◆ EXTRACTED INFORMATION
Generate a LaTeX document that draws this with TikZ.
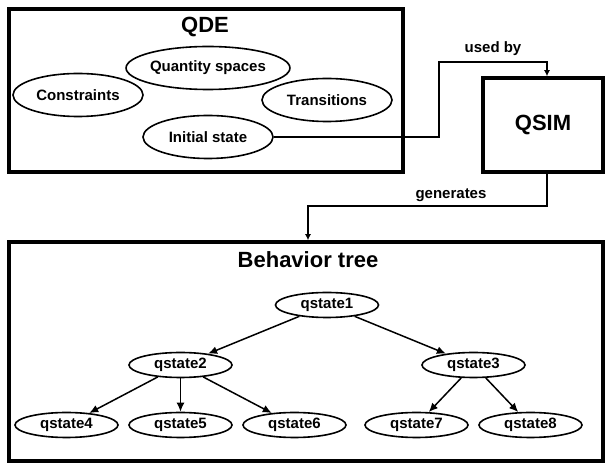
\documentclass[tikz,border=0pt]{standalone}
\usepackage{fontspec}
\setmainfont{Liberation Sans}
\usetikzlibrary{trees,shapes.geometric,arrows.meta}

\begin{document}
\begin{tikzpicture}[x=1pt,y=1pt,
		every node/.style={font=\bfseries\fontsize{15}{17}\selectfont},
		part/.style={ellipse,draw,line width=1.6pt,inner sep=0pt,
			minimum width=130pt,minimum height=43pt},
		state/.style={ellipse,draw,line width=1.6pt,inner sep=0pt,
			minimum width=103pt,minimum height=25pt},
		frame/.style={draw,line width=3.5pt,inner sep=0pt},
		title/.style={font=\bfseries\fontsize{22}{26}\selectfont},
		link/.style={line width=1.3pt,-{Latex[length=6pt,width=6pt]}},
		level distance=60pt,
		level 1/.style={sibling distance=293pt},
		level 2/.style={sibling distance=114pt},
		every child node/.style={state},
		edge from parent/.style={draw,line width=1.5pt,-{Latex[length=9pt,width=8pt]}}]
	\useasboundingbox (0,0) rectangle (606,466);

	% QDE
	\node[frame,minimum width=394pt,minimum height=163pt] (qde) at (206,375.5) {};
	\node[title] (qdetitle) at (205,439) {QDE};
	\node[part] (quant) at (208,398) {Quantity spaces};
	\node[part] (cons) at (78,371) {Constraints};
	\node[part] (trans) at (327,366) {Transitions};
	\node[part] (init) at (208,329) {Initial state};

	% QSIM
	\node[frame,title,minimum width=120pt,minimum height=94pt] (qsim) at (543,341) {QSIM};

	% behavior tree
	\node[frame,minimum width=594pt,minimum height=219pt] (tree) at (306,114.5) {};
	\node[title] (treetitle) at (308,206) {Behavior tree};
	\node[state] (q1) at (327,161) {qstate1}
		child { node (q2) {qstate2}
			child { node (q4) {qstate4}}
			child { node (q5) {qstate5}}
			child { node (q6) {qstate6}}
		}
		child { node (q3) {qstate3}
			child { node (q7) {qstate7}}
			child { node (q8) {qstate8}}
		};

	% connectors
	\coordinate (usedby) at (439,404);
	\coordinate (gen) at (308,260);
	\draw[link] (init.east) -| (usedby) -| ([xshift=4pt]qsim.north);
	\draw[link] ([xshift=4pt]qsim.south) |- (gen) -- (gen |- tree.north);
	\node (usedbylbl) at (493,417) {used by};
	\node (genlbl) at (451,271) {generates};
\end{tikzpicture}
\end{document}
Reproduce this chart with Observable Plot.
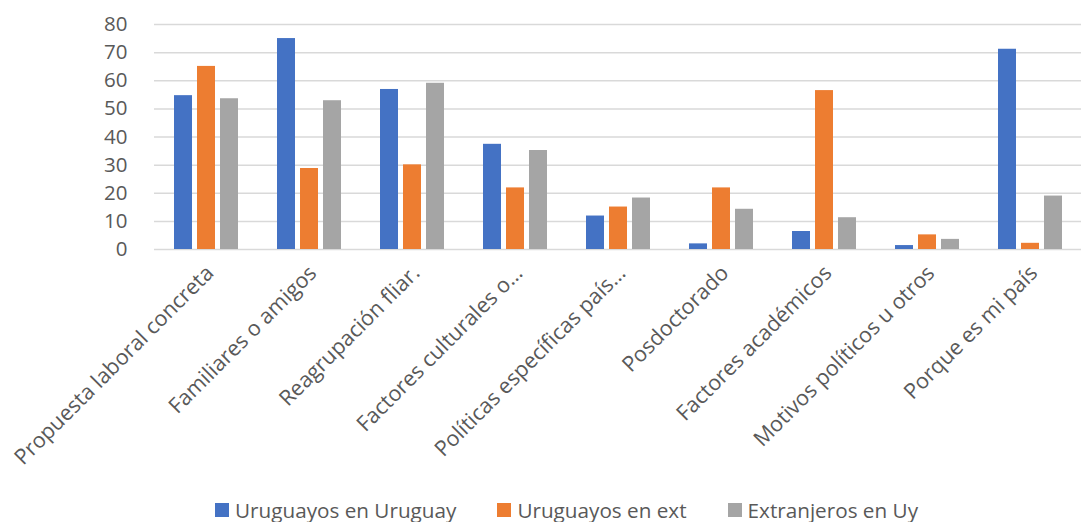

◆ YOUR TASK
Please transcribe, word for word, every line from the first line of the records above through the line containing "(0,0) rectangle (606,466);", and leave out any pictures.

◆ OUTPUT
Generate a LaTeX document that draws this with TikZ.
\documentclass[tikz,border=0pt]{standalone}
\usepackage{fontspec}
\setmainfont{Liberation Sans}
\usetikzlibrary{trees,shapes.geometric,arrows.meta}

\begin{document}
\begin{tikzpicture}[x=1pt,y=1pt,
		every node/.style={font=\bfseries\fontsize{15}{17}\selectfont},
		part/.style={ellipse,draw,line width=1.6pt,inner sep=0pt,
			minimum width=130pt,minimum height=43pt},
		state/.style={ellipse,draw,line width=1.6pt,inner sep=0pt,
			minimum width=103pt,minimum height=25pt},
		frame/.style={draw,line width=3.5pt,inner sep=0pt},
		title/.style={font=\bfseries\fontsize{22}{26}\selectfont},
		link/.style={line width=1.3pt,-{Latex[length=6pt,width=6pt]}},
		level distance=60pt,
		level 1/.style={sibling distance=293pt},
		level 2/.style={sibling distance=114pt},
		every child node/.style={state},
		edge from parent/.style={draw,line width=1.5pt,-{Latex[length=9pt,width=8pt]}}]
	\useasboundingbox (0,0) rectangle (606,466);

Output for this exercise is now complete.